EA’s term ‘direct to consumer’ category is another misnomer, because it suggests that there are no middlemen in the networked world. The networked world can have a cost equation for distribution, digital rights management, marketing and billing not dissimilar to that on the high street. Most of EA’s ‘direct to consumer’ products actually utilise a range of intermediaries, like mobile operators, online distribution partners such as Steam, online marketing partners like Yahoo and AOL, billing partners like Paypal, or its (troubled) DRM partners. However, mobile aside, most network distribution can be considerably more efficient and cheaper for publishers than retail as well as bringing advantages like usage and buyer tracking, or even, for publishers opening their own online store fronts, direct ownership of the customer. Marketing is of course still a key variable but it is far more accountable online.

So when will network gaming overtake retail? The way is littered with red faces and broken crystal balls, and the impact of the coming industry down-cycle merging with a global recession and rampant globalisation of the industry will have highly unpredictable effects on the market. What is sure is that retail costs for publishers are rising, recession is driving down the RRPs of boxed product, and some retailers are even beginning to question the logic of dedicating shelf space to gaming. In contrast, network gaming is growing fast on PC and console in the west, and on PC in Asia (outside of Japan) and particularly in China, with its negligible retail market and multi-billion dollar online market growing at relatively high double figures per annum. These factors will accelerate the global market’s shift towards network distribution, thus eating into retail’s market share. Today, networked games represent 30% of the global games software market, and we believe that, based on current trends, retail will take a minority share of the global market by 2013, although it will take several more years for the west to catch up.

Games as services, Publishing, video games

New business models: subscription

October 2008

Last month we looked at the potential of advertising as a core or ancillary revenue stream for games companies. This month I want to turn our attention to the venerable subscription, a business model that GIC estimates will generate over $2bn in the west this year.

Subscriptions have been established as a pillar of the hard-core online games market for well over a decade although its substantial commercial potential was only really established with the 1997 release of Ultima Online. With run rate revenues of some $2.5m / month at its peak, EA’s seminal online role-playing game established a commercial precedent that almost the entire Western MMOG market was the follow.
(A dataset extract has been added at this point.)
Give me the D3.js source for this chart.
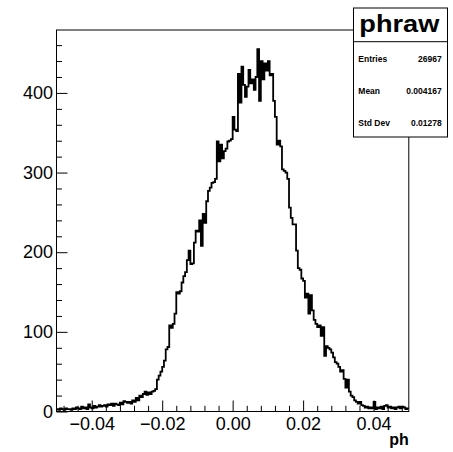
<!DOCTYPE html>
<html><head><meta charset="utf-8">
<script src="https://cdn.jsdelivr.net/npm/d3@7"></script>
<style>body{margin:0;background:#fff}svg{display:block}</style>
</head><body><svg id="c" width="453" height="452"></svg>
<script>
// ---- data ----
const xMin = -0.05, xMax = 0.05;
const counts = [
  3, 2, 4, 3, 2, 4, 3, 3, 2, 4,
  3, 5, 4, 3, 6, 4, 5, 3, 9, 5,
  4, 7, 5, 6, 8, 6, 7, 8, 6, 9,
  8, 10, 7, 10, 9, 8, 11, 9, 13, 12,
  11, 12, 10, 14, 12, 17, 14, 20, 18, 22,
  25, 21, 24, 22, 25, 26, 28, 40, 45, 50,
  56, 64, 78, 81, 108, 105, 110, 123, 150, 148,
  151, 162, 170, 175, 190, 202, 185, 186, 212, 227,
  226, 240, 208, 248, 237, 264, 277, 281, 287, 288,
  292, 339, 314, 335, 318, 327, 330, 339, 340, 342,
  370, 354, 352, 424, 388, 433, 410, 395, 408, 429,
  412, 417, 404, 420, 455, 390, 440, 417, 437, 428,
  440, 422, 424, 390, 370, 335, 340, 333, 304, 302,
  300, 292, 256, 243, 235, 235, 202, 180, 178, 167,
  164, 143, 148, 123, 146, 127, 115, 110, 106, 108,
  95, 106, 70, 82, 80, 78, 74, 68, 62, 60,
  56, 50, 52, 41, 30, 40, 25, 20, 18, 14,
  12, 10, 12, 8, 7, 5, 6, 4, 5, 4,
  12, 3, 5, 4, 6, 3, 7, 8, 5, 6,
  4, 5, 3, 5, 6, 4, 6, 5, 3, 4
];
const xMajorTicks = [-0.04, -0.02, 0.00, 0.02, 0.04];
const xMinorTicks = [-0.048,-0.044,-0.036,-0.032,-0.028,-0.024,-0.016,-0.012,-0.008,-0.004,
                     0.004,0.008,0.012,0.016,0.024,0.028,0.032,0.036,0.044,0.048];
const yMajorTicks = [0, 100, 200, 300, 400];
const yMinorTicks = [20,40,60,80,120,140,160,180,220,240,260,280,320,340,360,380,420,440,460];
const yMax = 479;
const histName = "phraw";
const statLabels = ["Entries", "Mean", "Std Dev"];
const statValues = ["26967", "0.004167", "0.01278"];
const xTitle = "ph";

// ---- layout ----
const L = 56.5, R = 408.8, T = 30, B = 411.5;
const svg = d3.select("#c");
const x = d3.scaleLinear().domain([xMin, xMax]).range([L, R]);
const y = d3.scaleLinear().domain([0, yMax]).range([B, T]);

const nb = counts.length;
const bw = (xMax - xMin) / nb;
const pts = counts.map((c, i) => [xMin + i * bw, c]);
pts.push([xMax, counts[nb - 1]]);

// histogram
svg.append("path")
  .attr("d", d3.line().x(d => x(d[0])).y(d => y(d[1])).curve(d3.curveStepAfter)(pts))
  .attr("fill", "none").attr("stroke", "#000").attr("stroke-width", 1.8)
  .attr("stroke-linejoin", "miter");

// axes
const font = "'Liberation Sans', Arial, Helvetica, sans-serif";
const gx = svg.append("g").attr("transform", `translate(0,${B})`)
  .call(d3.axisBottom(x).tickValues(xMajorTicks).tickSize(-11).tickPadding(6).tickFormat(d3.format(".2f")));
const gx2 = svg.append("g").attr("transform", `translate(0,${B})`)
  .call(d3.axisBottom(x).tickValues(xMinorTicks).tickSize(-5.7).tickFormat(""));
const gy = svg.append("g").attr("transform", `translate(${L},0)`)
  .call(d3.axisLeft(y).tickValues(yMajorTicks).tickSize(-11).tickPadding(3.5));
const gy2 = svg.append("g").attr("transform", `translate(${L},0)`)
  .call(d3.axisLeft(y).tickValues(yMinorTicks).tickSize(-5.5).tickFormat(""));
[gx, gx2, gy, gy2].forEach(g => {
  g.select(".domain").remove();
  g.selectAll("line").attr("stroke", "#000").attr("stroke-width", 1);
  g.selectAll("text").attr("font-family", font).attr("font-size", 18).attr("fill", "#000");
});

// frame
svg.append("rect").attr("x", L).attr("y", T).attr("width", R - L).attr("height", B - T)
  .attr("fill", "none").attr("stroke", "#000").attr("stroke-width", 1);

// axis title
svg.append("text").attr("x", R).attr("y", 445).attr("text-anchor", "end")
  .attr("font-family", font).attr("font-weight", "bold").attr("font-size", 16).text(xTitle);

// stat box
const sbL = 353.5, sbR = 447.5, sbT = 8, sbD = 41.7, sbB = 137;
svg.append("rect").attr("x", sbL).attr("y", sbT).attr("width", sbR - sbL).attr("height", sbB - sbT)
  .attr("fill", "#fff").attr("stroke", "#000").attr("stroke-width", 1);
svg.append("line").attr("x1", sbL).attr("x2", sbR).attr("y1", sbD).attr("y2", sbD)
  .attr("stroke", "#000").attr("stroke-width", 1);
svg.append("text").attr("x", 359.3).attr("y", 32.3)
  .attr("font-family", font).attr("font-weight", "bold").attr("font-size", 24)
  .attr("textLength", 80).attr("lengthAdjust", "spacingAndGlyphs").text(histName);
const rowH = (sbB - sbD) / statLabels.length;
statLabels.forEach((s, i) => {
  const cy = sbD + rowH * (i + 0.5) + 1.5;
  svg.append("text").attr("x", 358.3).attr("y", cy).attr("dy", "0.35em")
    .attr("font-family", font).attr("font-weight", "bold").attr("font-size", 8.5).text(s);
  svg.append("text").attr("x", 441.7).attr("y", cy).attr("dy", "0.35em").attr("text-anchor", "end")
    .attr("font-family", font).attr("font-weight", "bold").attr("font-size", 8.5).text(statValues[i]);
});
</script></body></html>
Subscriptions ultimately allow companies to more closely match their revenues with their ongoing costs and offer an upside potential far beyond any fire-and-forget boxed product sale. However, in so doing subscriptions also force companies to adopt a service provider approach for which the regular flow of new content, improvements and features as well as the provision of an accessible and efficient customer service resource are of paramount importance.

The subscription business model is highly momentum based. Many of a typical hard-core MMOG’s largest ongoing costs (such as bandwidth, hosting, marketing and customer support /community management) are theoretically variable but in practice cannot easily be switched on and off and certainly not without significant ramifications for the MMOG’s revenues. Measuring and predicting this cost momentum, combining it with the more “fixed” billing, development and admin costs, and ensuring it all comes to below the forecast revenue level takes considerable skill and practice. It is a precarious balancing act which many MMOG companies have often got wrong. For some (most notably serial MMOG cancellers EA and Microsoft) the prospect of building and maintaining this cost momentum has resulted in MMOG projects being abandoned well into their development cycle and even after they have been launched.
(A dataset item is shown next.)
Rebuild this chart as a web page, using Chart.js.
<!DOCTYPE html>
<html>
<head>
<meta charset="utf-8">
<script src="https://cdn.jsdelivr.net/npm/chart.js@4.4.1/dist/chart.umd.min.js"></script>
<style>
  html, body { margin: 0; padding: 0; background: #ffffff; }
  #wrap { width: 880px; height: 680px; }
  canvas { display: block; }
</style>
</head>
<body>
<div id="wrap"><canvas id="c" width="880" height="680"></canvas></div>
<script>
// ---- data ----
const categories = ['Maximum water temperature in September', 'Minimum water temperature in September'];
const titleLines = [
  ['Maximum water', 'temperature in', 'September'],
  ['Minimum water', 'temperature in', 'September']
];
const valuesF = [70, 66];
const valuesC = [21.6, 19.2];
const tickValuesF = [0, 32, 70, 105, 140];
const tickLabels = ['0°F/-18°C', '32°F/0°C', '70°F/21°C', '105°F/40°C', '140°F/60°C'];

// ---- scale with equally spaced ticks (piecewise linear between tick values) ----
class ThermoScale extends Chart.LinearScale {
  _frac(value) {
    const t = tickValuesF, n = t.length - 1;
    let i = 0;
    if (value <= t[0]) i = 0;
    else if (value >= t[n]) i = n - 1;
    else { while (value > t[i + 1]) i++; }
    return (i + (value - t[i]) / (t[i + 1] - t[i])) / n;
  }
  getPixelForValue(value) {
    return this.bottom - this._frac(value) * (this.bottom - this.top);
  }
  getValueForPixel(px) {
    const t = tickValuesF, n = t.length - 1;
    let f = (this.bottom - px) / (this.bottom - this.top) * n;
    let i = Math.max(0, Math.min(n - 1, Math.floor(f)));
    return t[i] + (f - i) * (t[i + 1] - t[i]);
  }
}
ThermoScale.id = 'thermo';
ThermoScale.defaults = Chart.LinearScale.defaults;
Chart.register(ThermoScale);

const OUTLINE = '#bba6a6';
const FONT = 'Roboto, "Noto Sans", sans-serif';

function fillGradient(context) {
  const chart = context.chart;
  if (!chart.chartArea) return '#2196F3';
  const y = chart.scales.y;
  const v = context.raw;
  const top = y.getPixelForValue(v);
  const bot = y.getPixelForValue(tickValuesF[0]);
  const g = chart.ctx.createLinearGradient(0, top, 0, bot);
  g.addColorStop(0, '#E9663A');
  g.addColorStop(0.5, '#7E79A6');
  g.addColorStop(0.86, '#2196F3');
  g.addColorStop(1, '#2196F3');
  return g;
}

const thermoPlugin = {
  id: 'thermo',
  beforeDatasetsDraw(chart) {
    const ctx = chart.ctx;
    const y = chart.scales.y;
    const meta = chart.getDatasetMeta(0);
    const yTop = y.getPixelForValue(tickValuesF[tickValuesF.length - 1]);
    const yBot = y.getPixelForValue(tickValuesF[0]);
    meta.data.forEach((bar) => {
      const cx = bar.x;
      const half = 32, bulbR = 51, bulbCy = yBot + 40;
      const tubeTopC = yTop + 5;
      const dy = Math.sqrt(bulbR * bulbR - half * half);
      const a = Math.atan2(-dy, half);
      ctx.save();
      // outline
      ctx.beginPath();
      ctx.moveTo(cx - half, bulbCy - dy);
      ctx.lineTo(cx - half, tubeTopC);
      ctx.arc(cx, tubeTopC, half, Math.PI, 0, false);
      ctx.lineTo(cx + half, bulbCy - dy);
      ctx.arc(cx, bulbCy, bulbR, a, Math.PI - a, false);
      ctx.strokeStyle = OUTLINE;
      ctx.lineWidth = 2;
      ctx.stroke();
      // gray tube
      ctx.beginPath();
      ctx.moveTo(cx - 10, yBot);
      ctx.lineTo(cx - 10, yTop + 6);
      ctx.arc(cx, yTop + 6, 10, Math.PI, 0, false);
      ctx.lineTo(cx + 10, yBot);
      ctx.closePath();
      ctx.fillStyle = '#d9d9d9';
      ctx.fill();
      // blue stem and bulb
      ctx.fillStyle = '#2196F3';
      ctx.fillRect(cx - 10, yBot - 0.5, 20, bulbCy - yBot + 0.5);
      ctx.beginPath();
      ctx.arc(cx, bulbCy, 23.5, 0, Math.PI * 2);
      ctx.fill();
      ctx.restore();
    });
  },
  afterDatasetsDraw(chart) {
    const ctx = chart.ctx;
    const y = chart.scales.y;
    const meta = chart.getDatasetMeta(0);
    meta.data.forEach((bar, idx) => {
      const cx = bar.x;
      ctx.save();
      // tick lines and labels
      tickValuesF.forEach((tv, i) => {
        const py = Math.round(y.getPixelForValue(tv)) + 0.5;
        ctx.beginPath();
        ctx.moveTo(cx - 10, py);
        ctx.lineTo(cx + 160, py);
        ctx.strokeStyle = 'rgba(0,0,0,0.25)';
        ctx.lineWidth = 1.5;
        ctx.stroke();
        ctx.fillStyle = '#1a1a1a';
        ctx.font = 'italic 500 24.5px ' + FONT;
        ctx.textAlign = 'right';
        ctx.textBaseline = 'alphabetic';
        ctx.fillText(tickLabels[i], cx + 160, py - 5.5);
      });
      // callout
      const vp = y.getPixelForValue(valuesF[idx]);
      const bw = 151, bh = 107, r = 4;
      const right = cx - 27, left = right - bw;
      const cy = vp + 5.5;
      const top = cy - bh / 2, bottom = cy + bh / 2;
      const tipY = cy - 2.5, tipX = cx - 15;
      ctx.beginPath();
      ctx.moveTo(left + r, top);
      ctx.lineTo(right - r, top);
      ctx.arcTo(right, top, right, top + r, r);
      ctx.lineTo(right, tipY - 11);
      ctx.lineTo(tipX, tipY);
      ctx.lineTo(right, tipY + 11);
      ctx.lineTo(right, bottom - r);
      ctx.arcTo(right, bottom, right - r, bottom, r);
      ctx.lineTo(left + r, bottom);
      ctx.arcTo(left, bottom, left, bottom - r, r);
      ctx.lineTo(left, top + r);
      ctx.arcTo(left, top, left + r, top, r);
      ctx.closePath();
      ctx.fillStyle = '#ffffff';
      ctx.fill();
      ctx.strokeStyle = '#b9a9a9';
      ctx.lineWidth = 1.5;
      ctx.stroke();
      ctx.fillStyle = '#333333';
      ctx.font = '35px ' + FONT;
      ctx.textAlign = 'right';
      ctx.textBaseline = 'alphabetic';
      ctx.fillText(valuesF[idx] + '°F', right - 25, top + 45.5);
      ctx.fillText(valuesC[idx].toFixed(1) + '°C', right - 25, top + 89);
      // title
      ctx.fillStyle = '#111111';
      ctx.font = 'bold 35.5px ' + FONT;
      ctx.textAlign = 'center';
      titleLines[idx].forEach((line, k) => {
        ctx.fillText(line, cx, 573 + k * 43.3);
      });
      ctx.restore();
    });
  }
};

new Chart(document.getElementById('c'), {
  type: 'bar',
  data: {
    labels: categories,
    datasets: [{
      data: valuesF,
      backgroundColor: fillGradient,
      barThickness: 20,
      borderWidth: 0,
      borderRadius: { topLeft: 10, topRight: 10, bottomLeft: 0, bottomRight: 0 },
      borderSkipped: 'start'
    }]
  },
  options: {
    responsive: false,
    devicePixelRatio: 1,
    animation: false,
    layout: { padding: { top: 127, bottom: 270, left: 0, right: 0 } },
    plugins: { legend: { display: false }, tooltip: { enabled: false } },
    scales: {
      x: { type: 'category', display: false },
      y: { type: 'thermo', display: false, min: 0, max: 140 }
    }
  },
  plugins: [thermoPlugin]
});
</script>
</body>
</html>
With a typical hard-core MMOG customer lifetime value of some $105-$145 over a 8-10 month subscription duration, the opportunity cost of losing a subscriber early can be huge. It is ironic therefore that the greatest level of churn for a typical MMOG is within the first few months of a new player’s subscription. In contrast, many MMOG companies report that after this 8-10 months period the rate of churn plummets. Others believe that this loyalty could be exploited to a far greater degree than the current $10-$15/month with special premium-priced subscriptions offering exclusive, high perceived value (but low comparative cost) content and services. Getting users over the difficult first few months is therefore a huge challenge. The use of long-term subscription discounts, free periods of play and lower subscription rates can all help but ultimately it comes down to the quality of the game, and in particular the community and service that surrounds it.
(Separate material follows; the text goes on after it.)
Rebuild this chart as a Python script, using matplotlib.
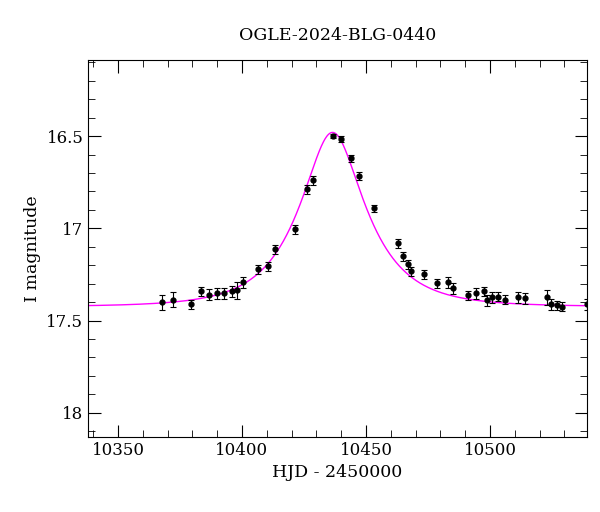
import numpy as np
import matplotlib
matplotlib.use("Agg")
import matplotlib.pyplot as plt
from matplotlib.ticker import MultipleLocator

hjd = [10367.7, 10372.2, 10379.4, 10383.5, 10386.7, 10389.9, 10392.7, 10395.9,
       10397.9, 10400.4, 10406.5, 10410.5, 10413.3, 10421.4, 10426.2, 10428.6,
       10436.7, 10439.9, 10443.9, 10447.2, 10453.2, 10462.9, 10464.9, 10466.9,
       10468.1, 10473.4, 10478.6, 10483.1, 10485.1, 10491.1, 10494.4, 10497.6,
       10498.8, 10500.8, 10503.2, 10506.0, 10511.3, 10514.1, 10523.0, 10524.6,
       10527.0, 10529.0, 10539.0]
mag = [17.402, 17.386, 17.413, 17.342, 17.359, 17.353, 17.353, 17.342,
       17.337, 17.293, 17.223, 17.207, 17.114, 17.005, 16.788, 16.739,
       16.500, 16.516, 16.620, 16.717, 16.891, 17.082, 17.152, 17.196,
       17.234, 17.250, 17.299, 17.293, 17.326, 17.364, 17.353, 17.342,
       17.391, 17.375, 17.370, 17.386, 17.375, 17.380, 17.375, 17.413,
       17.418, 17.424, 17.413]
err = [0.04, 0.04, 0.025, 0.025, 0.03, 0.03, 0.03, 0.03,
       0.045, 0.03, 0.025, 0.025, 0.025, 0.025, 0.025, 0.025,
       0.012, 0.015, 0.02, 0.02, 0.02, 0.025, 0.025, 0.025,
       0.025, 0.025, 0.025, 0.03, 0.03, 0.025, 0.03, 0.025,
       0.03, 0.03, 0.025, 0.025, 0.03, 0.03, 0.04, 0.03,
       0.025, 0.025, 0.03]

# point-lens model parameters
t0, tE, u0, base = 10436.5, 24.0, 0.45, 17.425

t = np.linspace(10330, 10545, 1000)
u = np.sqrt(u0**2 + ((t - t0) / tE)**2)
A = (u**2 + 2) / (u * np.sqrt(u**2 + 4))
model = base - 2.5 * np.log10(A)

plt.rcParams["font.family"] = "DejaVu Serif"
fig, ax = plt.subplots(figsize=(6, 5.12), dpi=100)
fig.subplots_adjust(left=0.147, right=0.978, top=0.883, bottom=0.147)

ax.plot(t, model, color="magenta", lw=1)
ax.errorbar(hjd, mag, yerr=err, fmt="o", ms=3.5, color="black",
            ecolor="black", elinewidth=0.8, capsize=2.5, capthick=0.8)

ax.set_xlim(10338, 10539)
ax.set_ylim(18.13, 16.087)
ax.xaxis.set_major_locator(MultipleLocator(50))
ax.xaxis.set_minor_locator(MultipleLocator(10))
ax.yaxis.set_major_locator(MultipleLocator(0.5))
ax.yaxis.set_minor_locator(MultipleLocator(0.1))
ax.yaxis.set_major_formatter(plt.FuncFormatter(lambda v, p: f"{v:g}"))
ax.tick_params(which="both", direction="in", top=True, right=True, labelsize=12)
ax.tick_params(which="major", length=9)
ax.tick_params(which="minor", length=5)

ax.set_title("OGLE-2024-BLG-0440", fontsize=12.5, pad=14)
ax.set_xlabel("HJD - 2450000", fontsize=12.5)
ax.set_ylabel("I magnitude", fontsize=12.5)

fig.savefig("out.png", dpi=100)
Subscriptions also represent one of the fastest growing segments of the casual online games business too. And once again it has taken EA to establish the commercial precedent from which the rest of the market is drawing inspiration. The growth of EA’s Club Pogo subscriber numbers may have slowed significantly in the last 18 months (still an impressive 1.65m at present) but the service remains the clear market leader in the casual online space generating the most revenue and providing the most sophisticated service. In fact Club Pogo has begun to display some of the traits of its MMOG cousins, with communications at the heart of the service, 90% of its subscribers having created and modified Club Pogo Minis (avatars) and 20% having even paid additional sums to further embellish their profiles. Surprisingly, perhaps, this has been achieved with a subscriber base that is around 70% female and with 40% over the age of 50.

Most of the larger casual online games publishers and portals now also offer a subscription alternative to buying titles on an individual basis, a proposition that has proven extremely popular. This usually gives players either unlimited access to a selection of premium casual download games for the duration of the subscription or gives them 50%+ discounts on individual game purchases in return for a minimum number of purchases by the player. Others have built successful subscription services around individual casual online games that have elements of player and gameplay persistence built into them such as iWin’s Family Feud Online Party.

Conspicuous for their absence at this party are the consoles (Xbox Live Gold membership excepted). With a vast ready-made audience of gamers and established billing systems, it is almost shocking that there has not been more use of subscriptions on consoles to date. The subscription model has been proven to work with even casual online games, so the argument that subscription-based console games are too high risk does not fly. Given the manifold commercial benefits of the model, we believe that it only a matter of time before the consoles start to catch up with the PC subscription market.